The "Access Hollywood" interview in which Obama and wife Michelle allowed daughters Malia, 10, and Sasha, 7, to participate opened a curtain on a potential president's family and raised questions about whether the girls should be "hands off" for the media.
Although their parents did most of the talking and the girls mostly looked like they'd rather be going out for ice cream, Obama later said he and his wife got carried away in agreeing to it.
"I don't think it's healthy, and it's something that we'll be avoiding in the future," Obama said Wednesday on "Good Morning America."
Rob Silverstein wishes Obama hadn't said that. The "Access Hollywood" executive producer believes Obama has nothing to regret.
The interview, spread over four parts on the show last week, was conducted by correspondent Maria Menounos when the Obamas were in Montana on July 4.
"Access Hollywood," which had been pursuing the Obamas for months, intended to simply interview Barack and Michelle Obama. But Menounos ingratiated herself with the kids - bonding over girlish enthusiasm for the Jonas Brothers - and they sat next to their parents for the interview. Producers quickly clipped microphones on their blouses.
"There was a very loose atmosphere," Silverstein said. "It was one of those things where it was like lightning in a bottle.

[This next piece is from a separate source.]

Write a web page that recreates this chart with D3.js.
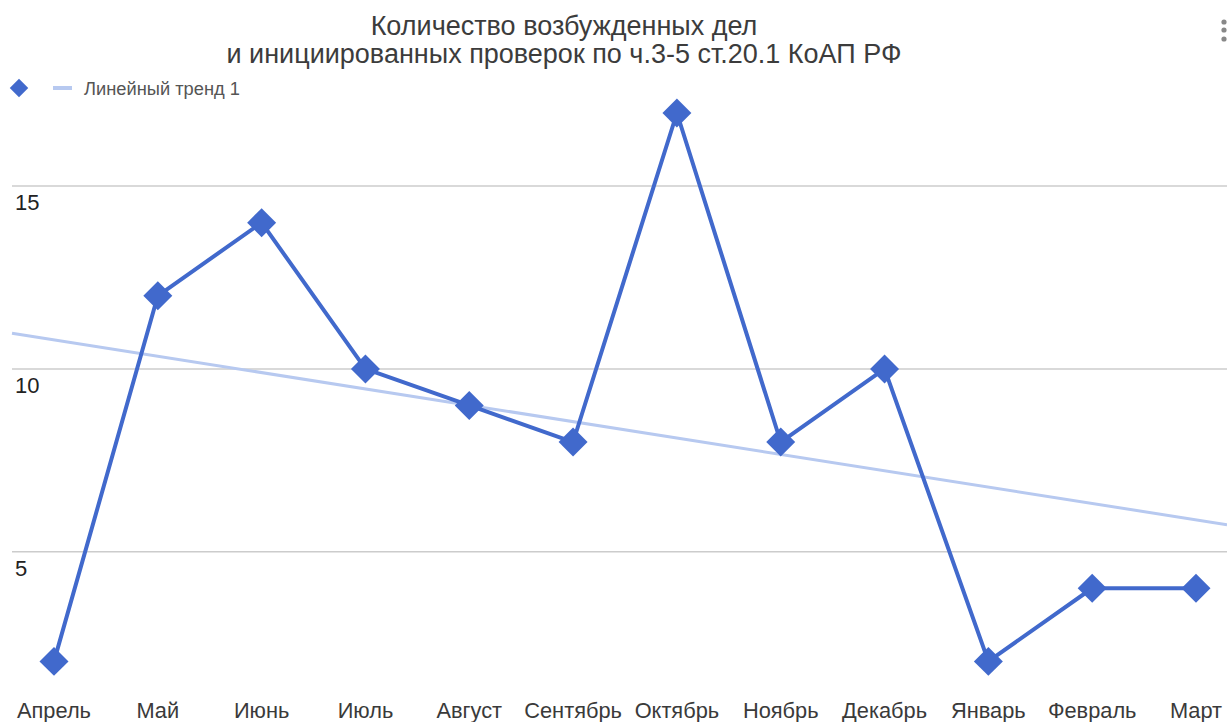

We got lucky."
It wasn't until the third segment that Menounos even asked the children a question: "What have you guys thought about the possibility of living in the White House someday?"
"It'd be very cool," Sasha said. The older Malia said she was enthusiastic about the idea of redecorating a room.
Menounos also asked what they could do that would make their parents mad at them ("whining," Sasha replied) and whether they found it cool that magazines were looking toward their mother for fashion sense.
Presidents Bush and Clinton tried to shield their daughters when Dad moved into the White House. Some questioned whether that effort was too zealous when Chelsea Clinton, now a 28-year-old professional woman, refused media interviews while campaigning for her mother this year.
Charles Figley, chairman of the psychosocial stress research program at Tulane University, said high-profile parents should minimize the public exposure of children as young as the Obama girls, both to protect them from pressure and from potential abuse over the Internet.
That said, the "Access Hollywood" situation was the most ideal setting the Obamas could expect: It was an easygoing interview in a relaxed setting, with the children protected within the bonds of the family, Figley said.
Barack Obama's later regrets seemed to have less to with the interview itself than the way clips of it were played over and over on cable stations.
Silverstein suspects disdain for "Access Hollywood" in questions about whether it was a bad thing to put Malia and Sasha Obama on camera.
"The kids are well-adjusted, terrific kids with a well-adjusted family," he said. "I hardly think that a 25-minute interview with 'Access Hollywood' is going to affect them. Anyone who says that in the media, it's just sour grapes. They're just mad that they didn't get it."